### WORKING DATA
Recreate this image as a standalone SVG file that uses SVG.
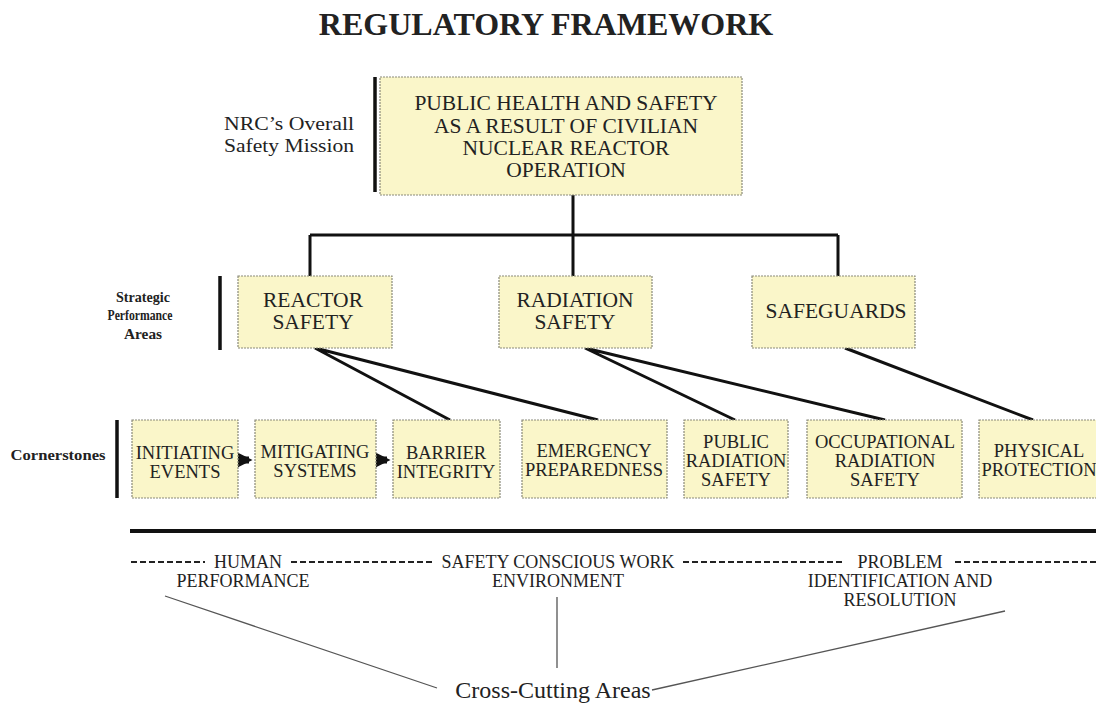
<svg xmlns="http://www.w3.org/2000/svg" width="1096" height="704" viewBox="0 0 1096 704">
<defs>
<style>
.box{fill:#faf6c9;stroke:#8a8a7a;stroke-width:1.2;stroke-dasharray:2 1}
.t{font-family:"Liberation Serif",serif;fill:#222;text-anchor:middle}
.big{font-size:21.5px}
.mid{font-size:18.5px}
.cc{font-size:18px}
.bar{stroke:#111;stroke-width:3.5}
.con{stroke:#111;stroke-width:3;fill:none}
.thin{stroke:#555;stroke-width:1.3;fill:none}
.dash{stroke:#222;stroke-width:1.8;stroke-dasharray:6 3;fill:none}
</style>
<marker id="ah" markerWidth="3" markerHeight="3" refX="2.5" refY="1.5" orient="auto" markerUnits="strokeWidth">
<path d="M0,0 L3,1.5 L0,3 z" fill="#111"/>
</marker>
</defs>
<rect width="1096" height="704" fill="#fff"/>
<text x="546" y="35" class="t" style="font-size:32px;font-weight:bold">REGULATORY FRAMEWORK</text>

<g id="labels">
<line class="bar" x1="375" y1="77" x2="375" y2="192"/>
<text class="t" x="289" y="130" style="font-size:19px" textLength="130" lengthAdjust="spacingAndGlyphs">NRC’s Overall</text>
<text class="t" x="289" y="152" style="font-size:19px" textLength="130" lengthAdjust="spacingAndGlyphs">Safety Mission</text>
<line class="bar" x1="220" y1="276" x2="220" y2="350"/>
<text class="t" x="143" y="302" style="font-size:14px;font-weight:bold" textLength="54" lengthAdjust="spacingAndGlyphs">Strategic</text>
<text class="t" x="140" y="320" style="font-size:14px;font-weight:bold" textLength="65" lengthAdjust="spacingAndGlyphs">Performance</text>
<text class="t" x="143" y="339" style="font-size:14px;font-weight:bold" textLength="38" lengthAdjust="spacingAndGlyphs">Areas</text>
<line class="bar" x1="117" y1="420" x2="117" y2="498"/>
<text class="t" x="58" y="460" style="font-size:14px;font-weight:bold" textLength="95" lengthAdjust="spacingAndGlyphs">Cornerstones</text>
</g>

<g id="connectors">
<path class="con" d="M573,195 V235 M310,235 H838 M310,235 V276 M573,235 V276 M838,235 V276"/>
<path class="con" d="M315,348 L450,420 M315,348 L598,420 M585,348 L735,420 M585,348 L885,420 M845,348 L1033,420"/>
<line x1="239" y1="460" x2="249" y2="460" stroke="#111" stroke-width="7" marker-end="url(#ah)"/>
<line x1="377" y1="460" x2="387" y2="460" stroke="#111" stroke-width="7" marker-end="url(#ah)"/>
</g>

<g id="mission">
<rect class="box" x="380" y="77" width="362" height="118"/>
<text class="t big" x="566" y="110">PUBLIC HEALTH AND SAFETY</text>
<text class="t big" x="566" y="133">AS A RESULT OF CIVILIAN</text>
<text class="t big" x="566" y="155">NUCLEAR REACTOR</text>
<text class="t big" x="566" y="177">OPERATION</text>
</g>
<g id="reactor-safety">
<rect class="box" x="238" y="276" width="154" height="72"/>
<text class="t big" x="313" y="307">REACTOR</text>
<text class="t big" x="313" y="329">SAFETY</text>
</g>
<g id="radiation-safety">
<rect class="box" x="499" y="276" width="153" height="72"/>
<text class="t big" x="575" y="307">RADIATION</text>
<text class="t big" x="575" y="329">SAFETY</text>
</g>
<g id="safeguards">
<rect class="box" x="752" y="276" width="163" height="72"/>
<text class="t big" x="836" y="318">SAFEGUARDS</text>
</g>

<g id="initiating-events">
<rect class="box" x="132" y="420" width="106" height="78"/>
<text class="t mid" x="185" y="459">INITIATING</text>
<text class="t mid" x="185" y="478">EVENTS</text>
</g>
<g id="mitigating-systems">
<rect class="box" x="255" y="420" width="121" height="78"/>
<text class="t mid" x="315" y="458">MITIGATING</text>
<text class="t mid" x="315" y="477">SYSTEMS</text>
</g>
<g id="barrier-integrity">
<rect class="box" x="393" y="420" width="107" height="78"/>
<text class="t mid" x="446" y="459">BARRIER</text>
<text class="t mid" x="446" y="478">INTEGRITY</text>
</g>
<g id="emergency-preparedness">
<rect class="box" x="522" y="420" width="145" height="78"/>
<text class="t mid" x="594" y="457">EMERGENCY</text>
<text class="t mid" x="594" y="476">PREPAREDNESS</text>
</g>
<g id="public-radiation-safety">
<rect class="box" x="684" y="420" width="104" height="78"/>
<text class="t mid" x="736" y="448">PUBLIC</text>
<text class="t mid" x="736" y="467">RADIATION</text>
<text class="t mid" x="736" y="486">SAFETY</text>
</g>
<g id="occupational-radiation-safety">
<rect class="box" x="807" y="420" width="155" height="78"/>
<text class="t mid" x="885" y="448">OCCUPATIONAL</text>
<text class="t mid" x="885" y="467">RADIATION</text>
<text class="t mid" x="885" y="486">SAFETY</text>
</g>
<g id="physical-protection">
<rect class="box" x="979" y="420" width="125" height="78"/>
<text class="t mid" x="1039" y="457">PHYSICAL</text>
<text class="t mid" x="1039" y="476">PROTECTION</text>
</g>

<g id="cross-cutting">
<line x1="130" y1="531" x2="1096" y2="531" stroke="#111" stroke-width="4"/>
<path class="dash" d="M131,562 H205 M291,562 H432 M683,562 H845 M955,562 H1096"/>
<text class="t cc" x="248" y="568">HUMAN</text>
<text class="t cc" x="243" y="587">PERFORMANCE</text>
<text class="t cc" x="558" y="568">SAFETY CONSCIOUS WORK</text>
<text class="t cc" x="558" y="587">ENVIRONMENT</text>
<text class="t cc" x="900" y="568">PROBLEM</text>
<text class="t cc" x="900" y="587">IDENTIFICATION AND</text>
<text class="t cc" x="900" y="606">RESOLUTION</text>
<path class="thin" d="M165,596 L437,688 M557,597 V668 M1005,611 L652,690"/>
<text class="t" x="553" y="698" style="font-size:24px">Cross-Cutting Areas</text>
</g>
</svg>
...
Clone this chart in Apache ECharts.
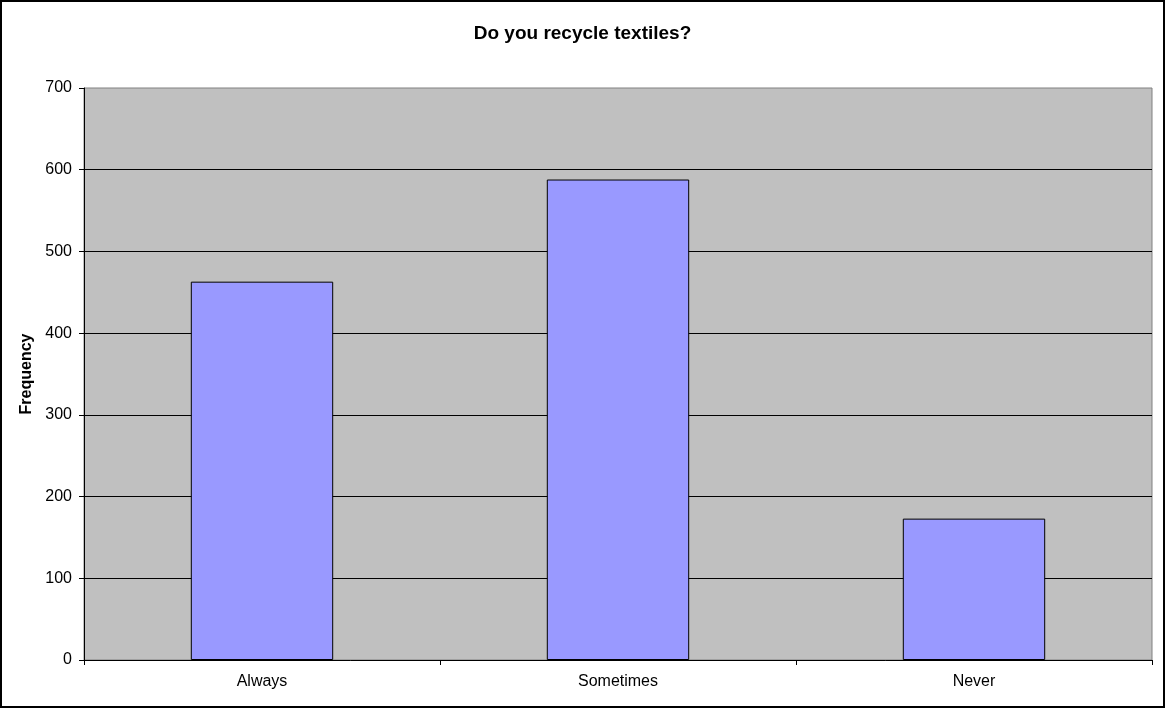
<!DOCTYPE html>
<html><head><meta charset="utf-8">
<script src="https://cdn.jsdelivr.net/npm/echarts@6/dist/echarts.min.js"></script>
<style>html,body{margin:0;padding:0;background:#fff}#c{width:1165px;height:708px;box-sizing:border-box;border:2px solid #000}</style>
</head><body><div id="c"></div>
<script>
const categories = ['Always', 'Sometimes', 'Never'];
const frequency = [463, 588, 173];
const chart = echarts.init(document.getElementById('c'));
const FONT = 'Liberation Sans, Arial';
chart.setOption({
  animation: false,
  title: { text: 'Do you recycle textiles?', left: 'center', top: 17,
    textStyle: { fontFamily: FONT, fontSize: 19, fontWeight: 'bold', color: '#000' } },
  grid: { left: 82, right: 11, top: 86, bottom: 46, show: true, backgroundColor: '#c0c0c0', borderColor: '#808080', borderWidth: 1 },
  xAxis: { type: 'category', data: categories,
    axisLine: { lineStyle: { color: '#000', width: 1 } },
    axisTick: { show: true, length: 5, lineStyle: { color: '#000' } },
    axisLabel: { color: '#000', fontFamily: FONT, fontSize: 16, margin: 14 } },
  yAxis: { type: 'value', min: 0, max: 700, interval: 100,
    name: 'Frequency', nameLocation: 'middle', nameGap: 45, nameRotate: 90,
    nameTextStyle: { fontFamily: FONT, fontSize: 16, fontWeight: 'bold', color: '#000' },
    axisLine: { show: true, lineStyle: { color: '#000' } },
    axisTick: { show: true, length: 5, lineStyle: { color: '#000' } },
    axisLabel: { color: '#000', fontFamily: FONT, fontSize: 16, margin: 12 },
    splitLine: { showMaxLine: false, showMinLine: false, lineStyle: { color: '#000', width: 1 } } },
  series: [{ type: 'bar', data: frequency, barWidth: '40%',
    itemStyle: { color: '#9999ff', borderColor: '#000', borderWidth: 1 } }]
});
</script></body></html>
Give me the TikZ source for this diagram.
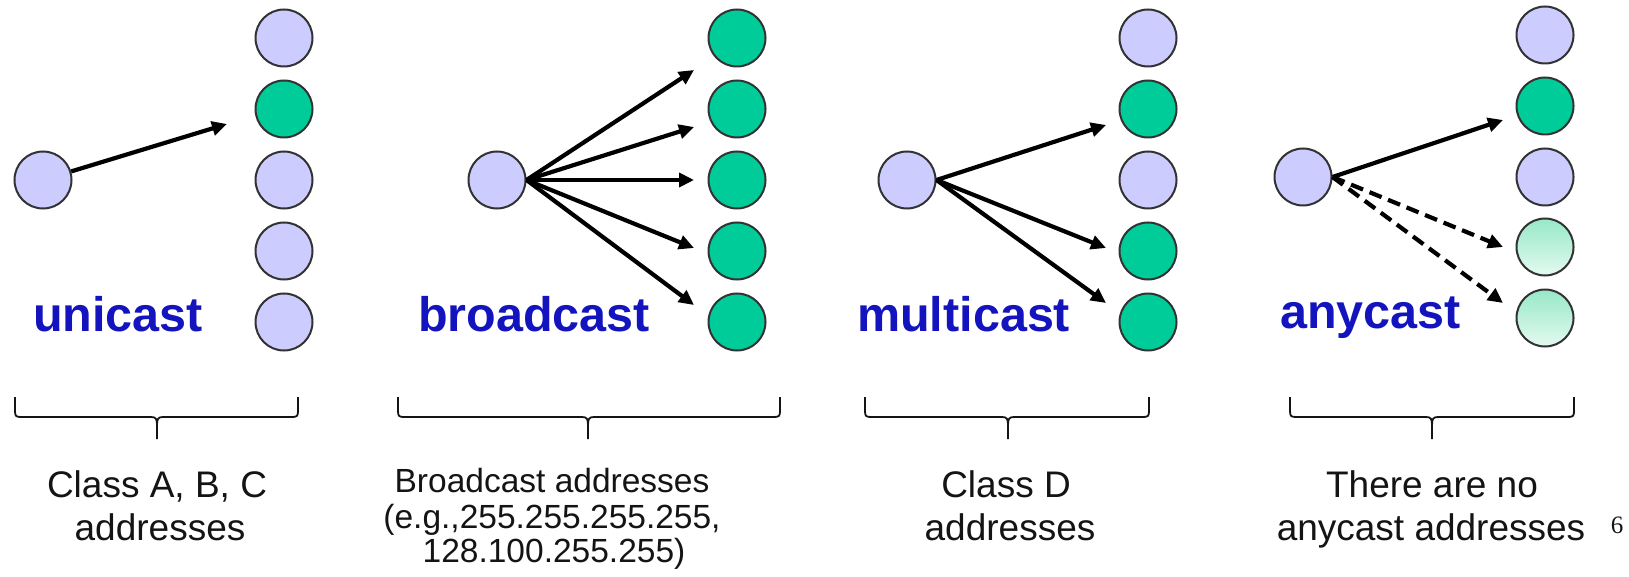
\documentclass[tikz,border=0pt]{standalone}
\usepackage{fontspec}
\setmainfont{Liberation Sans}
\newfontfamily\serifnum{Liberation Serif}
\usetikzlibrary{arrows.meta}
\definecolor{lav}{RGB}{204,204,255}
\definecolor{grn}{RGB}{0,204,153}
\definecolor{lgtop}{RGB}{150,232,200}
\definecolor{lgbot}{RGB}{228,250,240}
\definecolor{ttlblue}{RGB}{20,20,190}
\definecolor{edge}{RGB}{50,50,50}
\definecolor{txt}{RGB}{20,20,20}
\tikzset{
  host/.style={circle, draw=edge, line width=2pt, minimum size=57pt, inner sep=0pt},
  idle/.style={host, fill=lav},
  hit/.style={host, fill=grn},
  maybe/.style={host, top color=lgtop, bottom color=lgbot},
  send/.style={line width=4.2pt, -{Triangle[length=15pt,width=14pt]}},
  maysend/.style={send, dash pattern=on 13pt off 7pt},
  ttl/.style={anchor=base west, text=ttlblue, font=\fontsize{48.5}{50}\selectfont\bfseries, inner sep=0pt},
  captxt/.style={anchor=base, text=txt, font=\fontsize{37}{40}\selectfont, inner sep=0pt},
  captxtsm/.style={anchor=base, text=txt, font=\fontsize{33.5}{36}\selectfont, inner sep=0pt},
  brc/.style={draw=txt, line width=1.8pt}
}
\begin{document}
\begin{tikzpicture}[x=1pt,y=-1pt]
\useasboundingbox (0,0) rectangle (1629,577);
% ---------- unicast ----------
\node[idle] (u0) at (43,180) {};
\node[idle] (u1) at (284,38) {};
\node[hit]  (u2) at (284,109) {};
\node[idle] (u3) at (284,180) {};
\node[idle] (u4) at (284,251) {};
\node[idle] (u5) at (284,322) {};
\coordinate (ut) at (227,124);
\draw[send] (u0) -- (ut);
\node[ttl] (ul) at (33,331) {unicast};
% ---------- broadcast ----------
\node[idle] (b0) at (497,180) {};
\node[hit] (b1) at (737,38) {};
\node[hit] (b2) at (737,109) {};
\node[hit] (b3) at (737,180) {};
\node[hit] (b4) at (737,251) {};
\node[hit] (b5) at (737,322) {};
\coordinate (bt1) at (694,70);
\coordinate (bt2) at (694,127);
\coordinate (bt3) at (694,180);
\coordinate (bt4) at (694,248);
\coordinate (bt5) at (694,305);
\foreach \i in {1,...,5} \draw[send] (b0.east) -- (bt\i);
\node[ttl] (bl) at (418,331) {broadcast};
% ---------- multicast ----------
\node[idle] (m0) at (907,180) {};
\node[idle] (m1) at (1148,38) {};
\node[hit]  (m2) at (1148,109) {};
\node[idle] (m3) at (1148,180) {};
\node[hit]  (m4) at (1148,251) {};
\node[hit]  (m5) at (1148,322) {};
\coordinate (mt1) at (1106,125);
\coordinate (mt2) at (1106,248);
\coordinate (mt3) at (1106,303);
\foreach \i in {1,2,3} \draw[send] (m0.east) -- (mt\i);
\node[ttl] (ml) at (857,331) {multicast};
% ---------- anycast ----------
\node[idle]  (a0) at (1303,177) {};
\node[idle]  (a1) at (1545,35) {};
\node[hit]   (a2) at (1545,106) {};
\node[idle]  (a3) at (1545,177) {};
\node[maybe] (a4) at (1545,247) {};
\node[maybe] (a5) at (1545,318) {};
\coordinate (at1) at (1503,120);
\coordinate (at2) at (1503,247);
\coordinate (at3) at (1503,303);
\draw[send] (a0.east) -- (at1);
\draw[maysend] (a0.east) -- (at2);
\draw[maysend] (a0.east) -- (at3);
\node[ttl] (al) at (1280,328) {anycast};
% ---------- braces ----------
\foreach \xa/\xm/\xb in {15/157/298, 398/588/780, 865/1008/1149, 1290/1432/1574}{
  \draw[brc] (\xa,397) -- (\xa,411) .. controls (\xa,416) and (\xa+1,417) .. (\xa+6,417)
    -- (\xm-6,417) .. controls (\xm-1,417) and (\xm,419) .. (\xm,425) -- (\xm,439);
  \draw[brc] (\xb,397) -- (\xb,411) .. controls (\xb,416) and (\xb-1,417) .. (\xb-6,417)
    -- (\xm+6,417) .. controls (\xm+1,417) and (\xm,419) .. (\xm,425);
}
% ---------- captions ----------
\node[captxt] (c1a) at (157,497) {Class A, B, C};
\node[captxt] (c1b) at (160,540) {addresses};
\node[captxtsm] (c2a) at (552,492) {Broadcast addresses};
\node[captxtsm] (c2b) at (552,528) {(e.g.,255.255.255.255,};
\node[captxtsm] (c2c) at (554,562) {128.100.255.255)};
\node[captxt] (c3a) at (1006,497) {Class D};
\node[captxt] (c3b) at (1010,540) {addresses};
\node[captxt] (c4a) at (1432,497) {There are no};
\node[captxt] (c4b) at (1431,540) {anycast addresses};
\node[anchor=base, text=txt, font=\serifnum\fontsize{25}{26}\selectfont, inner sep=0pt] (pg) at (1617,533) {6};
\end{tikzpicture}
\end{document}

### WRITTEN INSTRUCTION
Take the lines from the one holding "Clone this chart in Apache ECharts." to the one holding "</script></body></html>", both lines included, and give them again exactly, with no pictures.

### SOLUTION TO THIS PROBLEM
Clone this chart in Apache ECharts.
<!DOCTYPE html>
<html><head><meta charset="utf-8">
<script src="https://cdn.jsdelivr.net/npm/echarts@6/dist/echarts.min.js"></script>
<style>html,body{margin:0;padding:0;background:#fff}#c{width:1165px;height:708px;box-sizing:border-box;border:2px solid #000}</style>
</head><body><div id="c"></div>
<script>
const categories = ['Always', 'Sometimes', 'Never'];
const frequency = [463, 588, 173];
const chart = echarts.init(document.getElementById('c'));
const FONT = 'Liberation Sans, Arial';
chart.setOption({
  animation: false,
  title: { text: 'Do you recycle textiles?', left: 'center', top: 17,
    textStyle: { fontFamily: FONT, fontSize: 19, fontWeight: 'bold', color: '#000' } },
  grid: { left: 82, right: 11, top: 86, bottom: 46, show: true, backgroundColor: '#c0c0c0', borderColor: '#808080', borderWidth: 1 },
  xAxis: { type: 'category', data: categories,
    axisLine: { lineStyle: { color: '#000', width: 1 } },
    axisTick: { show: true, length: 5, lineStyle: { color: '#000' } },
    axisLabel: { color: '#000', fontFamily: FONT, fontSize: 16, margin: 14 } },
  yAxis: { type: 'value', min: 0, max: 700, interval: 100,
    name: 'Frequency', nameLocation: 'middle', nameGap: 45, nameRotate: 90,
    nameTextStyle: { fontFamily: FONT, fontSize: 16, fontWeight: 'bold', color: '#000' },
    axisLine: { show: true, lineStyle: { color: '#000' } },
    axisTick: { show: true, length: 5, lineStyle: { color: '#000' } },
    axisLabel: { color: '#000', fontFamily: FONT, fontSize: 16, margin: 12 },
    splitLine: { showMaxLine: false, showMinLine: false, lineStyle: { color: '#000', width: 1 } } },
  series: [{ type: 'bar', data: frequency, barWidth: '40%',
    itemStyle: { color: '#9999ff', borderColor: '#000', borderWidth: 1 } }]
});
</script></body></html>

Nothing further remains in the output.